Source code of charts
· · · · · · ·
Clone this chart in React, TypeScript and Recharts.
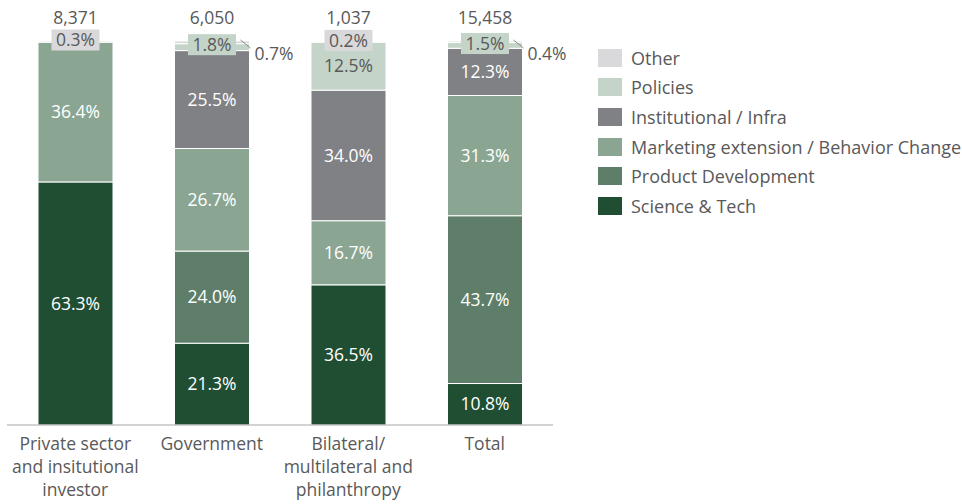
import React from "react";
import { BarChart, Bar, XAxis, YAxis, LabelList, Legend } from "recharts";

const categories = ["Private", "Government", "Bilateral", "Total"];
const categoryLines = [
  ["Private sector", "and insitutional", "investor"],
  ["Government"],
  ["Bilateral/", "multilateral and", "philanthropy"],
  ["Total"],
];
const totals = ["8,371", "6,050", "1,037", "15,458"];

const scienceTech = [63.3, 21.3, 36.5, 10.8];
const productDev = [0, 24.0, 0, 43.7];
const marketing = [36.4, 26.7, 16.7, 31.3];
const institutional = [0, 25.5, 34.0, 12.3];
const policies = [0, 1.8, 12.5, 1.5];
const other = [0.3, 0.7, 0.2, 0.4];

const seriesNames = [
  "Science & Tech",
  "Product Development",
  "Marketing extension / Behavior Change",
  "Institutional / Infra",
  "Policies",
  "Other",
];
const seriesKeys = ["science", "product", "marketing", "institutional", "policies", "other"];
const seriesColors = ["#1f4e33", "#5e7e69", "#8aa693", "#808185", "#c4d4c9", "#d9d9db"];

const data = categories.map((c, i) => ({
  name: c,
  science: scienceTech[i],
  product: productDev[i],
  marketing: marketing[i],
  institutional: institutional[i],
  policies: policies[i],
  other: other[i],
}));

const FONT = "'Open Sans', 'Noto Sans', sans-serif";
const GREY_TEXT = "#595959";
const FS = 17.5;
const LEGEND_FS = 18;

const fmt = (v: number) => `${v.toFixed(1)}%`;

const geom = (p: any) => {
  const vb = p.viewBox || {};
  const x = Number(p.x ?? vb.x);
  const y = Number(p.y ?? vb.y);
  const width = Number(p.width ?? vb.width);
  const height = Number(p.height ?? vb.height);
  return { x, y, width, height };
};

const makeInnerLabel = (color: string) => (p: any) => {
  const v = Number(p.value);
  if (!v) return null;
  const { x, y, width, height } = geom(p);
  return (
    <text
      x={x + width / 2}
      y={y + height / 2}
      dy="0.35em"
      textAnchor="middle"
      fill={color}
      fontSize={FS}
      fontFamily={FONT}
    >
      {fmt(v)}
    </text>
  );
};

const PoliciesLabel = (p: any) => {
  const v = Number(p.value);
  if (!v) return null;
  const { x, y, width, height } = geom(p);
  const cx = x + width / 2;
  if (v >= 5) {
    return (
      <text x={cx} y={y + height / 2} dy="0.35em" textAnchor="middle" fill={GREY_TEXT} fontSize={FS} fontFamily={FONT}>
        {fmt(v)}
      </text>
    );
  }
  const cy = y + 1;
  return (
    <g>
      <rect x={cx - 24} y={cy - 10.5} width={48} height={21} fill={seriesColors[4]} />
      <text x={cx} y={cy} dy="0.35em" textAnchor="middle" fill={GREY_TEXT} fontSize={FS} fontFamily={FONT}>
        {fmt(v)}
      </text>
    </g>
  );
};

const OtherLabel = (p: any) => {
  const v = Number(p.value);
  const idx = Number(p.index);
  const { x, y, width } = geom(p);
  const cx = x + width / 2;
  const pol = policies[idx];
  const callout = pol > 0 && pol < 5;
  const right = x + width;
  return (
    <g>
      <text x={cx} y={y - 17} textAnchor="middle" fill={GREY_TEXT} fontSize={FS} fontFamily={FONT}>
        {totals[idx]}
      </text>
      {v > 0 && !callout && (
        <g>
          <rect x={cx - 24} y={y - 11.5} width={48} height={21} fill={seriesColors[5]} />
          <text x={cx} y={y - 1} dy="0.35em" textAnchor="middle" fill={GREY_TEXT} fontSize={FS} fontFamily={FONT}>
            {fmt(v)}
          </text>
        </g>
      )}
      {v > 0 && callout && (
        <g>
          <line x1={right - 9} y1={y - 1} x2={right + 1} y2={y + 7} stroke="#8c8c8c" strokeWidth={1} />
          <text x={right + 5} y={y + 13} dy="0.35em" textAnchor="start" fill={GREY_TEXT} fontSize={FS} fontFamily={FONT}>
            {fmt(v)}
          </text>
        </g>
      )}
    </g>
  );
};

const CategoryTick = (p: any) => {
  const { x, y, payload } = p;
  const idx = categories.indexOf(payload.value);
  const lines = categoryLines[idx] || [payload.value];
  return (
    <text x={x} y={y} textAnchor="middle" fill={GREY_TEXT} fontSize={FS} fontFamily={FONT}>
      {lines.map((l, i) => (
        <tspan key={i} x={x} dy={i === 0 ? 25 : 23}>
          {l}
        </tspan>
      ))}
    </text>
  );
};

const LegendContent = () => {
  const order = [5, 4, 3, 2, 1, 0];
  return (
    <div style={{ fontFamily: FONT }}>
      {order.map((i) => (
        <div key={i} style={{ display: "flex", alignItems: "center", height: 29.6 }}>
          <div style={{ width: 24, height: 18, background: seriesColors[i], marginRight: 9, flexShrink: 0 }} />
          <span style={{ fontSize: LEGEND_FS, color: GREY_TEXT, whiteSpace: "nowrap" }}>{seriesNames[i]}</span>
        </div>
      ))}
    </div>
  );
};

const innerColors = ["#ffffff", "#ffffff", "#ffffff", "#ffffff"];

export default function App() {
  return (
    <div style={{ position: "absolute", left: 0, top: 0, width: 962, height: 504, background: "#fff", overflow: "hidden" }}>
      <BarChart
        width={962}
        height={504}
        data={data}
        margin={{ top: 41, left: 7, right: 409, bottom: 0 }}
        barSize={75}
        style={{ fontFamily: FONT }}
      >
        <XAxis
          dataKey="name"
          axisLine={{ stroke: "#a6a6a6", strokeWidth: 1 }}
          tickLine={false}
          tickSize={0}
          tickMargin={0}
          height={79}
          interval={0}
          tick={<CategoryTick />}
        />
        <YAxis hide domain={[0, 100]} allowDataOverflow />
        <Legend
          layout="vertical"
          align="center"
          verticalAlign="middle"
          content={<LegendContent />}
          wrapperStyle={{ left: 598, top: 43, width: 364 }}
        />
        {seriesKeys.map((k, i) => (
          <Bar
            key={k}
            dataKey={k}
            name={seriesNames[i]}
            stackId="a"
            fill={seriesColors[i]}
            stroke="#ffffff"
            strokeWidth={1}
            isAnimationActive={false}
          >
            {i < 4 && <LabelList dataKey={k} content={makeInnerLabel(innerColors[i])} />}
            {i === 4 && <LabelList dataKey={k} content={PoliciesLabel} />}
            {i === 5 && <LabelList dataKey={k} content={OtherLabel} />}
          </Bar>
        ))}
      </BarChart>
    </div>
  );
}
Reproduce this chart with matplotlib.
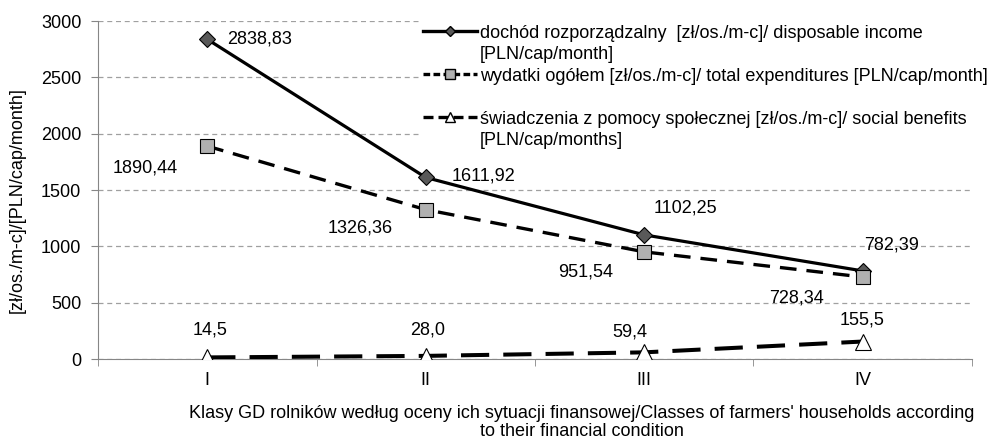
import matplotlib.pyplot as plt
from matplotlib.lines import Line2D

plt.rcParams['font.family'] = ['Liberation Sans', 'DejaVu Sans']
plt.rcParams['font.size'] = 13

classes = ['I', 'II', 'III', 'IV']
income = [2838.83, 1611.92, 1102.25, 782.39]
expenditures = [1890.44, 1326.36, 951.54, 728.34]
benefits = [14.5, 28.0, 59.4, 155.5]
income_lbl = ['2838,83', '1611,92', '1102,25', '782,39']
exp_lbl = ['1890,44', '1326,36', '951,54', '728,34']
ben_lbl = ['14,5', '28,0', '59,4', '155,5']
yticks = [0, 500, 1000, 1500, 2000, 2500, 3000]

# label offsets in pixels (dx, dy)
income_off = [(52, 0), (58, 1), (41, 27), (29, 26)]
exp_off = [(-62, -22), (-66, -18), (-59, -20), (-66, -21)]
ben_off = [(3, 27), (2, 26), (-14, 20), (-1, 22)]

fig = plt.figure(figsize=(9.91, 4.40), dpi=100)
ax = fig.add_axes([0.0989, 0.184, 0.8819, 0.768])
x = list(range(len(classes)))

ax.plot(x, income, color='black', lw=2.3, marker='D', ms=8, mfc='#595959', mec='black', mew=0.8, zorder=4)
ax.plot(x, expenditures, color='black', lw=2.4, ls=(0, (5, 3)), marker='s', ms=10, mfc='#b0b0b0', mec='black', mew=0.8, zorder=5)
ax.plot(x, benefits, color='black', lw=2.9, ls=(0, (7, 3.5)), marker='^', ms=11, mfc='white', mec='black', mew=0.8, zorder=6)

for xs, vals, lbls, offs in [(x, income, income_lbl, income_off),
                             (x, expenditures, exp_lbl, exp_off),
                             (x, benefits, ben_lbl, ben_off)]:
    for xi, v, t, o in zip(xs, vals, lbls, offs):
        ax.annotate(t, (xi, v), xytext=o, textcoords='offset pixels',
                    ha='center', va='center', fontsize=13, zorder=12)

ax.set_xlim(-0.5, 3.5)
ax.set_ylim(0, 3000)
ax.set_yticks(yticks)
ax.set_xticks(x)
ax.set_xticklabels(classes)
ax.set_xticks([-0.5, 0.5, 1.5, 2.5, 3.5], minor=True)
ax.tick_params(axis='x', which='major', length=0, pad=9)
ax.tick_params(axis='x', which='minor', length=5, color='#868686')
ax.tick_params(axis='y', length=5, color='#868686', pad=7)
ax.yaxis.grid(True, color='#a0a0a0', ls=(0, (4, 3)), lw=0.9)
ax.set_axisbelow(True)
for s in ['top', 'right']:
    ax.spines[s].set_visible(False)
for s in ['left', 'bottom']:
    ax.spines[s].set_color('#868686')

fig.text(0.017, 0.545, '[zł/os./m-c]/[PLN/cap/month]', rotation=90, ha='center', va='center', fontsize=13)
fig.text(0.587, 0.039, "Klasy GD rolników według oceny ich sytuacji finansowej/Classes of farmers' households according\nto their financial condition",
         ha='center', va='center', fontsize=13, linespacing=1.1)

blank = Line2D([], [], ls='none')
handles = [
    Line2D([], [], color='black', lw=2.4, marker='D', ms=5, mfc='#595959', mec='black'),
    blank,
    Line2D([], [], color='black', lw=2.4, ls=(0, (2, 1)), marker='s', ms=7, mfc='#b0b0b0', mec='black'),
    blank,
    Line2D([], [], color='black', lw=2.4, ls=(0, (3, 1.5)), marker='^', ms=7, mfc='white', mec='black'),
    blank,
]
labels = ['dochód rozporządzalny  [zł/os./m-c]/ disposable income', '[PLN/cap/month]',
          'wydatki ogółem [zł/os./m-c]/ total expenditures [PLN/cap/month]', '',
          'świadczenia z pomocy społecznej [zł/os./m-c]/ social benefits', '[PLN/cap/months]']
leg = ax.legend(handles, labels, loc='upper left', bbox_to_anchor=(0.368, 1.0),
                frameon=True, fancybox=False, edgecolor='white', framealpha=1,
                handlelength=2.95, handletextpad=0.17, labelspacing=0.25, borderpad=0.2,
                fontsize=13, borderaxespad=0)
leg.set_zorder(10)

fig.savefig('out.png', dpi=100)
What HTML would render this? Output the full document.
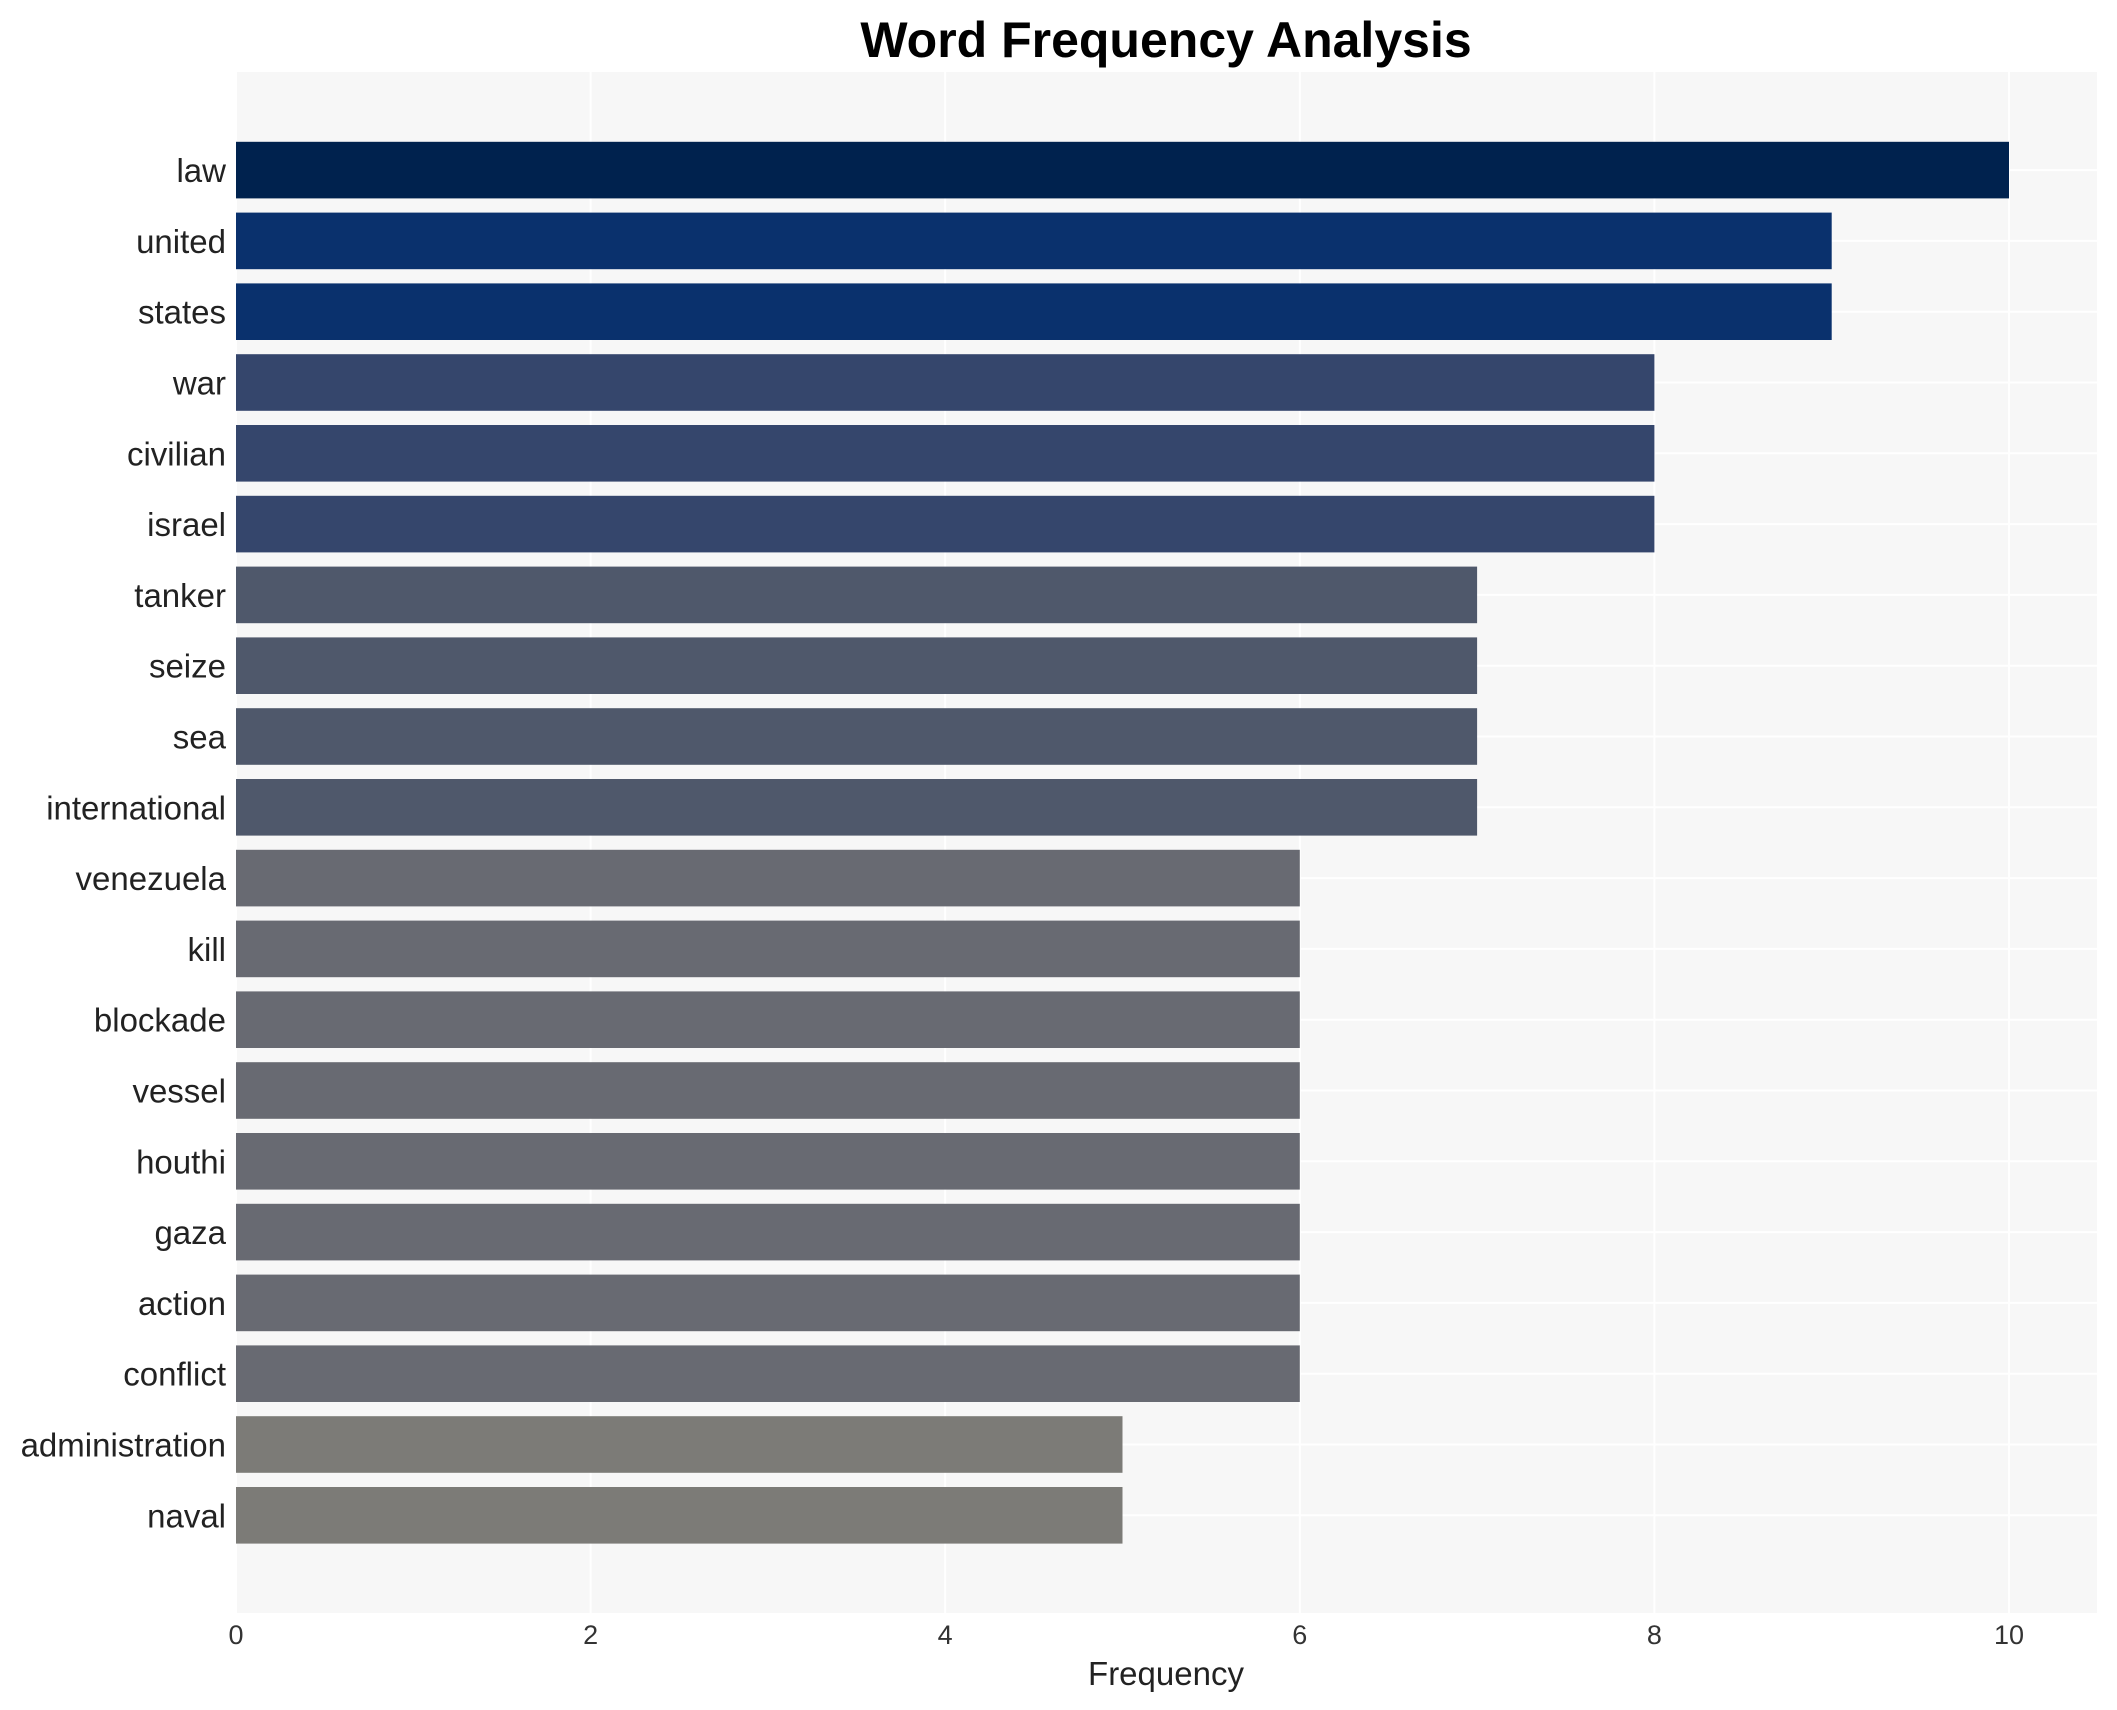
<!DOCTYPE html>
<html><head><meta charset="utf-8"><style>
html,body{margin:0;padding:0;background:#fff;}
svg{display:block;font-family:"Liberation Sans",Arial,sans-serif;}
</style></head><body>
<svg id="chart" width="2117" height="1710" viewBox="0 0 2117 1710" xmlns="http://www.w3.org/2000/svg">
<rect x="236" y="72" width="1861" height="1541" fill="#f7f7f7"/>
<g id="grid"></g>
<g id="bars"></g>
<g id="ylabels"></g>
<g id="xticks"></g>
<text x="1166" y="57" text-anchor="middle" font-size="50" font-weight="bold" fill="#000">Word Frequency Analysis</text>
<text x="1166" y="1685" text-anchor="middle" font-size="33" fill="#222">Frequency</text>
</svg>
<script>
const categories = ["law","united","states","war","civilian","israel","tanker","seize","sea","international","venezuela","kill","blockade","vessel","houthi","gaza","action","conflict","administration","naval"];
const values = [10,9,9,8,8,8,7,7,7,7,6,6,6,6,6,6,6,6,5,5];
const xTicks = [0,2,4,6,8,10];
const colorByValue = {10:"#00224e",9:"#0a316d",8:"#35466c",7:"#4f586b",6:"#686a72",5:"#7c7b77"};

const NS = "http://www.w3.org/2000/svg";
const x0 = 236, xUnit = 177.3, yTop = 141.8, pitch = 70.8, barH = 56.6;
const xs = v => x0 + v * xUnit;
const ys = i => yTop + i * pitch;

const grid = document.getElementById('grid');
const bars = document.getElementById('bars');
const ylabels = document.getElementById('ylabels');
const xticks = document.getElementById('xticks');

xTicks.forEach(v => {
  const l = document.createElementNS(NS, 'line');
  
  
  l.setAttribute('x1', xs(v)); l.setAttribute('x2', xs(v));
  l.setAttribute('y1', 72); l.setAttribute('y2', 1613);
  l.setAttribute('stroke', '#ffffff'); l.setAttribute('stroke-width', 2);
  grid.appendChild(l);
});
categories.forEach((c, i) => {
  const l = document.createElementNS(NS, 'line');
  
  
  l.setAttribute('x1', 236); l.setAttribute('x2', 2097);
  l.setAttribute('y1', ys(i) + barH / 2); l.setAttribute('y2', ys(i) + barH / 2);
  l.setAttribute('stroke', '#ffffff'); l.setAttribute('stroke-width', 2);
  grid.appendChild(l);
});

categories.forEach((c, i) => {
  const r = document.createElementNS(NS, 'rect');
  
  
  r.setAttribute('x', xs(0));
  r.setAttribute('y', ys(i));
  r.setAttribute('width', xs(values[i]) - xs(0));
  r.setAttribute('height', barH);
  r.setAttribute('fill', colorByValue[values[i]] || '#686a72');
  bars.appendChild(r);

  const t = document.createElementNS(NS, 'text');
  
  
  t.setAttribute('x', 226);
  t.setAttribute('y', ys(i) + barH / 2 + 12);
  t.setAttribute('text-anchor', 'end');
  t.setAttribute('font-size', '33');
  t.setAttribute('fill', '#222');
  t.textContent = c;
  ylabels.appendChild(t);
});

xTicks.forEach(v => {
  const t = document.createElementNS(NS, 'text');
  
  
  t.setAttribute('x', xs(v));
  t.setAttribute('y', 1644);
  t.setAttribute('text-anchor', 'middle');
  t.setAttribute('font-size', '27');
  t.setAttribute('fill', '#333');
  t.textContent = v;
  xticks.appendChild(t);
});
</script>
</body></html>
· · · · · · ·
#### Problem description
Please reproduce, word for word, every line from the first line of the records above through the line containing "YAxis, LabelList, Legend", and leave out the pictures.

#### Output of the task
Clone this chart in React, TypeScript and Recharts.
import React from "react";
import { BarChart, Bar, XAxis, YAxis, LabelList, Legend } from "recharts";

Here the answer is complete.